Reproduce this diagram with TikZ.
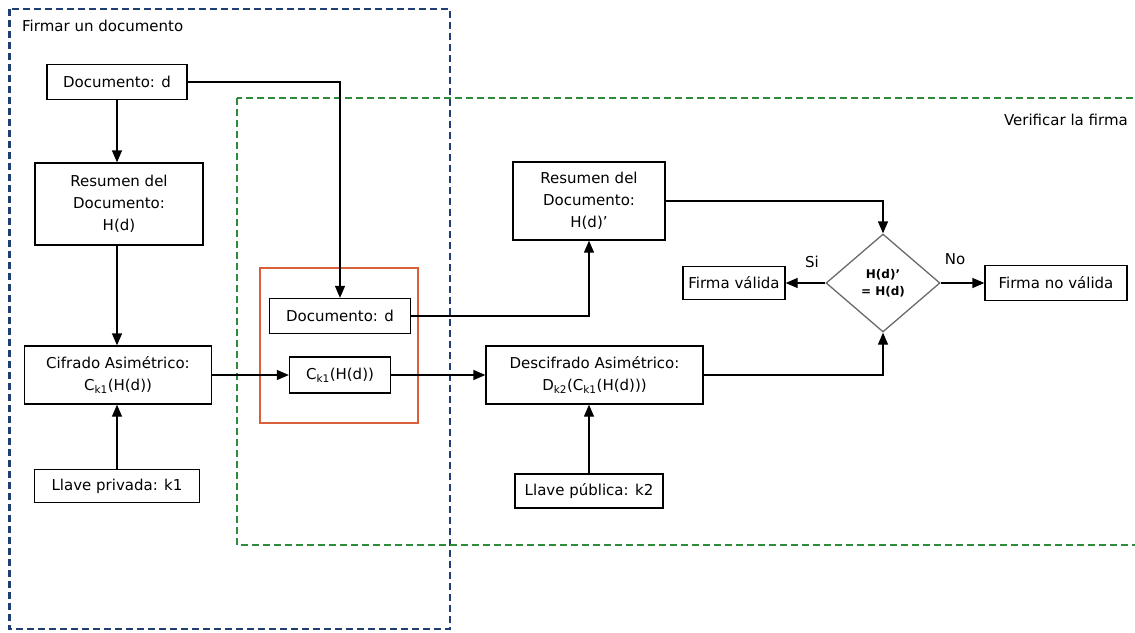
\documentclass[tikz,border=0pt]{standalone}
\usepackage{fontspec}
\setmainfont{DejaVu Sans}
\usetikzlibrary{shapes.geometric,arrows.meta}
\definecolor{bluebox}{HTML}{1F3F73}
\definecolor{greenbox}{HTML}{2E8B3A}
\definecolor{redbox}{HTML}{D9603B}
\definecolor{diagray}{HTML}{6A6A6A}
\begin{document}
\begin{tikzpicture}[x=1pt,y=-1pt,
  every node/.style={font=\fontsize{15}{22}\selectfont},
  blk/.style={draw=black,line width=1.3pt,rectangle,inner sep=0pt,align=center},
  arr/.style={line width=1.3pt,-{Triangle[length=12pt,width=10pt]}},
  lbl/.style={inner sep=0pt}]
\useasboundingbox (0,0) rectangle (1135,632);
% group frames
\draw[bluebox,line width=1.6pt,dash pattern=on 7pt off 4pt] (9,9) rectangle (450,629);
\draw[bluebox,line width=3pt,dash pattern=on 7pt off 4pt] (9,9) -- (9,629);
\node[lbl,anchor=west] (t1) at (22,26) {Firmar un documento};
\draw[greenbox,line width=1.2pt,dash pattern=on 7pt off 4pt] (237,98) rectangle (1140,545);
\node[lbl,anchor=east] (t2) at (1128,120) {Verificar la firma};
\draw[redbox,line width=1.4pt] (260,268) rectangle (418,423);
% boxes
\node[blk,minimum width=140pt,minimum height=35pt] (docL) at (117,82) {Documento: d};
\node[blk,minimum width=168pt,minimum height=82pt] (resL) at (119,204) {Resumen del\\Documento:\\H(d)};
\node[blk,minimum width=187pt,minimum height=58pt] (cif) at (118,375) {Cifrado Asimétrico:\\C\textsubscript{k1}(H(d))};
\node[blk,minimum width=165pt,minimum height=33pt] (llpriv) at (117,486) {Llave privada: k1};
\node[blk,minimum width=141pt,minimum height=35pt] (docI) at (340,316) {Documento: d};
\node[blk,minimum width=101pt,minimum height=36pt] (ckI) at (340,375) {C\textsubscript{k1}(H(d))};
\node[blk,minimum width=152pt,minimum height=78pt] (resR) at (589,201) {Resumen del\\Documento:\\H(d)'};
\node[blk,minimum width=217pt,minimum height=58pt] (desc) at (594.5,375) {Descifrado Asimétrico:\\D\textsubscript{k2}(C\textsubscript{k1}(H(d)))};
\node[blk,minimum width=148pt,minimum height=34pt] (llpub) at (589,491) {Llave pública: k2};
\node[draw=diagray,line width=1.3pt,diamond,inner sep=0pt,minimum width=114pt,minimum height=98pt,aspect=1.16,align=center,font=\fontsize{12}{17}\selectfont\bfseries] (dia) at (883,283) {H(d)'\\= H(d)};
\node[blk,minimum width=102pt,minimum height=33pt] (fv) at (734,283) {Firma válida};
\node[blk,minimum width=142pt,minimum height=35pt] (fnv) at (1056,283) {Firma no válida};
% connectors
\draw[arr] (docL.south) -- (docL.south |- resL.north);
\draw[arr] (docL.south |- resL.south) -- (docL.south |- cif.north);
\draw[arr] (llpriv.north) -- (llpriv.north |- cif.south);
\draw[arr] (docL.east) -| (docI.north);
\draw[arr] (cif.east) -- (ckI.west);
\draw[arr] (ckI.east) -- (desc.west);
\draw[arr] (docI.east) -| (resR.south);
\draw[arr] (resR.east) -| (dia.north);
\draw[arr] (desc.east) -| (dia.south);
\draw[arr] (llpub.north) -- (llpub.north |- desc.south);
\draw[arr] (dia.west) -- (fv.east);
\draw[arr] (dia.east) -- (fnv.west);
\node[lbl] (si) at (812,262) {Si};
\node[lbl] (no) at (955,259) {No};
\end{tikzpicture}
\end{document}
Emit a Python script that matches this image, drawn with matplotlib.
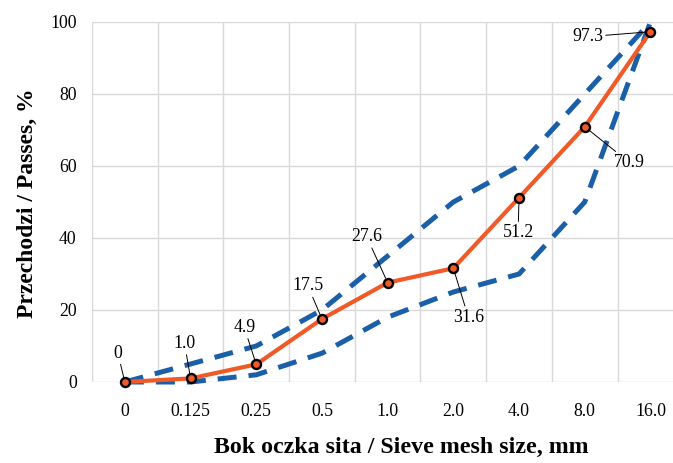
import matplotlib
matplotlib.use('Agg')
import matplotlib.pyplot as plt
import numpy as np

'''
Grading curve: sieve passing vs. envelope limits
'''

sieves = ['0', '0.125', '0.25', '0.5', '1.0', '2.0', '4.0', '8.0', '16.0']
passing = [0, 1.0, 4.9, 17.5, 27.6, 31.6, 51.2, 70.9, 97.3]
passing_labels = ['0', '1.0', '4.9', '17.5', '27.6', '31.6', '51.2', '70.9', '97.3']
upper_limit = [0, 5, 10, 20, 35, 50, 60, 80, 100]
lower_limit = [0, 0, 2, 8, 18, 25, 30, 50, 100]

# label offsets in pixels from each point (dx, dy)
label_offsets = [(-7, 29), (-6, 35), (-12, 37), (-14, 33), (-21, 46),
                 (15, -49), (-1, -35), (45, -36), (-63, -5)]

plt.rcParams['font.family'] = ['Liberation Serif', 'DejaVu Serif']

orange = '#F05A28'
blue = '#1A5FA8'
grid_col = '#D9D9D9'

fig = plt.figure(figsize=(6.73, 4.63), dpi=100)
# plot area runs past the right edge like in the source picture
ax = fig.add_axes([92 / 673, 1 - 382 / 463, 591.3 / 673, 360 / 463])

x = np.arange(len(sieves))

ax.plot(x, upper_limit, color=blue, lw=3.6, linestyle=(0, (3.8, 2.4)),
        dash_capstyle='butt', clip_on=False, zorder=3)
ax.plot(x, lower_limit, color=blue, lw=3.6, linestyle=(0, (3.8, 2.4)),
        dash_capstyle='butt', clip_on=False, zorder=3)
ax.plot(x, passing, color=orange, lw=3.0, marker='o', markersize=6.5,
        markerfacecolor=orange, markeredgecolor='black', markeredgewidth=1.7,
        clip_on=False, zorder=4)

for i, (v, lab) in enumerate(zip(passing, passing_labels)):
    dx, dy = label_offsets[i]
    ax.annotate(lab, xy=(x[i], v), xytext=(dx, dy), textcoords='offset pixels',
                ha='center', va='center', fontsize=12.8, color='black',
                arrowprops=dict(arrowstyle='-', color='black', lw=0.7,
                                shrinkA=0, shrinkB=3.5),
                zorder=5, annotation_clip=False)

ax.set_xlim(-0.5, len(sieves) - 0.5)
ax.set_ylim(0, 100)
ax.set_xticks(x)
ax.set_xticklabels(sieves)
ax.set_yticks(np.arange(0, 101, 20))
ax.set_xticks(np.arange(-0.5, len(sieves), 1.0), minor=True)

ax.tick_params(axis='both', which='both', length=0, labelsize=12.8)
ax.tick_params(axis='x', pad=15)
ax.tick_params(axis='y', pad=11)

ax.grid(axis='y', which='major', color=grid_col, lw=1.0)
ax.grid(axis='x', which='minor', color=grid_col, lw=1.0)
ax.grid(axis='x', which='major', visible=False)
ax.set_axisbelow(True)
for s in ax.spines.values():
    s.set_visible(False)

fig.text(401 / 673, 1 - 447 / 463, 'Bok oczka sita / Sieve mesh size, mm',
         ha='center', va='center', fontsize=17.2, fontweight='bold')
fig.text(27 / 673, 1 - 203 / 463, 'Przechodzi / Passes, %', rotation=90,
         ha='center', va='center', fontsize=17, fontweight='bold')

fig.savefig('out.png', dpi=100)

▶ _Aim_: Transcribe the whole listing exactly. Pictures are excluded.

▶ _Exercise answer_:
Reproduce this diagram with TikZ.
\documentclass[tikz,border=0pt]{standalone}
\usepackage{fontspec}
\setmainfont{DejaVu Sans}
\usetikzlibrary{shapes.geometric,arrows.meta}
\definecolor{bluebox}{HTML}{1F3F73}
\definecolor{greenbox}{HTML}{2E8B3A}
\definecolor{redbox}{HTML}{D9603B}
\definecolor{diagray}{HTML}{6A6A6A}
\begin{document}
\begin{tikzpicture}[x=1pt,y=-1pt,
  every node/.style={font=\fontsize{15}{22}\selectfont},
  blk/.style={draw=black,line width=1.3pt,rectangle,inner sep=0pt,align=center},
  arr/.style={line width=1.3pt,-{Triangle[length=12pt,width=10pt]}},
  lbl/.style={inner sep=0pt}]
\useasboundingbox (0,0) rectangle (1135,632);
% group frames
\draw[bluebox,line width=1.6pt,dash pattern=on 7pt off 4pt] (9,9) rectangle (450,629);
\draw[bluebox,line width=3pt,dash pattern=on 7pt off 4pt] (9,9) -- (9,629);
\node[lbl,anchor=west] (t1) at (22,26) {Firmar un documento};
\draw[greenbox,line width=1.2pt,dash pattern=on 7pt off 4pt] (237,98) rectangle (1140,545);
\node[lbl,anchor=east] (t2) at (1128,120) {Verificar la firma};
\draw[redbox,line width=1.4pt] (260,268) rectangle (418,423);
% boxes
\node[blk,minimum width=140pt,minimum height=35pt] (docL) at (117,82) {Documento: d};
\node[blk,minimum width=168pt,minimum height=82pt] (resL) at (119,204) {Resumen del\\Documento:\\H(d)};
\node[blk,minimum width=187pt,minimum height=58pt] (cif) at (118,375) {Cifrado Asimétrico:\\C\textsubscript{k1}(H(d))};
\node[blk,minimum width=165pt,minimum height=33pt] (llpriv) at (117,486) {Llave privada: k1};
\node[blk,minimum width=141pt,minimum height=35pt] (docI) at (340,316) {Documento: d};
\node[blk,minimum width=101pt,minimum height=36pt] (ckI) at (340,375) {C\textsubscript{k1}(H(d))};
\node[blk,minimum width=152pt,minimum height=78pt] (resR) at (589,201) {Resumen del\\Documento:\\H(d)'};
\node[blk,minimum width=217pt,minimum height=58pt] (desc) at (594.5,375) {Descifrado Asimétrico:\\D\textsubscript{k2}(C\textsubscript{k1}(H(d)))};
\node[blk,minimum width=148pt,minimum height=34pt] (llpub) at (589,491) {Llave pública: k2};
\node[draw=diagray,line width=1.3pt,diamond,inner sep=0pt,minimum width=114pt,minimum height=98pt,aspect=1.16,align=center,font=\fontsize{12}{17}\selectfont\bfseries] (dia) at (883,283) {H(d)'\\= H(d)};
\node[blk,minimum width=102pt,minimum height=33pt] (fv) at (734,283) {Firma válida};
\node[blk,minimum width=142pt,minimum height=35pt] (fnv) at (1056,283) {Firma no válida};
% connectors
\draw[arr] (docL.south) -- (docL.south |- resL.north);
\draw[arr] (docL.south |- resL.south) -- (docL.south |- cif.north);
\draw[arr] (llpriv.north) -- (llpriv.north |- cif.south);
\draw[arr] (docL.east) -| (docI.north);
\draw[arr] (cif.east) -- (ckI.west);
\draw[arr] (ckI.east) -- (desc.west);
\draw[arr] (docI.east) -| (resR.south);
\draw[arr] (resR.east) -| (dia.north);
\draw[arr] (desc.east) -| (dia.south);
\draw[arr] (llpub.north) -- (llpub.north |- desc.south);
\draw[arr] (dia.west) -- (fv.east);
\draw[arr] (dia.east) -- (fnv.west);
\node[lbl] (si) at (812,262) {Si};
\node[lbl] (no) at (955,259) {No};
\end{tikzpicture}
\end{document}
Emit a Python script that matches this image, drawn with matplotlib.
import matplotlib
matplotlib.use('Agg')
import matplotlib.pyplot as plt
import numpy as np

'''
Grading curve: sieve passing vs. envelope limits
'''

sieves = ['0', '0.125', '0.25', '0.5', '1.0', '2.0', '4.0', '8.0', '16.0']
passing = [0, 1.0, 4.9, 17.5, 27.6, 31.6, 51.2, 70.9, 97.3]
passing_labels = ['0', '1.0', '4.9', '17.5', '27.6', '31.6', '51.2', '70.9', '97.3']
upper_limit = [0, 5, 10, 20, 35, 50, 60, 80, 100]
lower_limit = [0, 0, 2, 8, 18, 25, 30, 50, 100]

# label offsets in pixels from each point (dx, dy)
label_offsets = [(-7, 29), (-6, 35), (-12, 37), (-14, 33), (-21, 46),
                 (15, -49), (-1, -35), (45, -36), (-63, -5)]

plt.rcParams['font.family'] = ['Liberation Serif', 'DejaVu Serif']

orange = '#F05A28'
blue = '#1A5FA8'
grid_col = '#D9D9D9'

fig = plt.figure(figsize=(6.73, 4.63), dpi=100)
# plot area runs past the right edge like in the source picture
ax = fig.add_axes([92 / 673, 1 - 382 / 463, 591.3 / 673, 360 / 463])

x = np.arange(len(sieves))

ax.plot(x, upper_limit, color=blue, lw=3.6, linestyle=(0, (3.8, 2.4)),
        dash_capstyle='butt', clip_on=False, zorder=3)
ax.plot(x, lower_limit, color=blue, lw=3.6, linestyle=(0, (3.8, 2.4)),
        dash_capstyle='butt', clip_on=False, zorder=3)
ax.plot(x, passing, color=orange, lw=3.0, marker='o', markersize=6.5,
        markerfacecolor=orange, markeredgecolor='black', markeredgewidth=1.7,
        clip_on=False, zorder=4)

for i, (v, lab) in enumerate(zip(passing, passing_labels)):
    dx, dy = label_offsets[i]
    ax.annotate(lab, xy=(x[i], v), xytext=(dx, dy), textcoords='offset pixels',
                ha='center', va='center', fontsize=12.8, color='black',
                arrowprops=dict(arrowstyle='-', color='black', lw=0.7,
                                shrinkA=0, shrinkB=3.5),
                zorder=5, annotation_clip=False)

ax.set_xlim(-0.5, len(sieves) - 0.5)
ax.set_ylim(0, 100)
ax.set_xticks(x)
ax.set_xticklabels(sieves)
ax.set_yticks(np.arange(0, 101, 20))
ax.set_xticks(np.arange(-0.5, len(sieves), 1.0), minor=True)

ax.tick_params(axis='both', which='both', length=0, labelsize=12.8)
ax.tick_params(axis='x', pad=15)
ax.tick_params(axis='y', pad=11)

ax.grid(axis='y', which='major', color=grid_col, lw=1.0)
ax.grid(axis='x', which='minor', color=grid_col, lw=1.0)
ax.grid(axis='x', which='major', visible=False)
ax.set_axisbelow(True)
for s in ax.spines.values():
    s.set_visible(False)

fig.text(401 / 673, 1 - 447 / 463, 'Bok oczka sita / Sieve mesh size, mm',
         ha='center', va='center', fontsize=17.2, fontweight='bold')
fig.text(27 / 673, 1 - 203 / 463, 'Przechodzi / Passes, %', rotation=90,
         ha='center', va='center', fontsize=17, fontweight='bold')

fig.savefig('out.png', dpi=100)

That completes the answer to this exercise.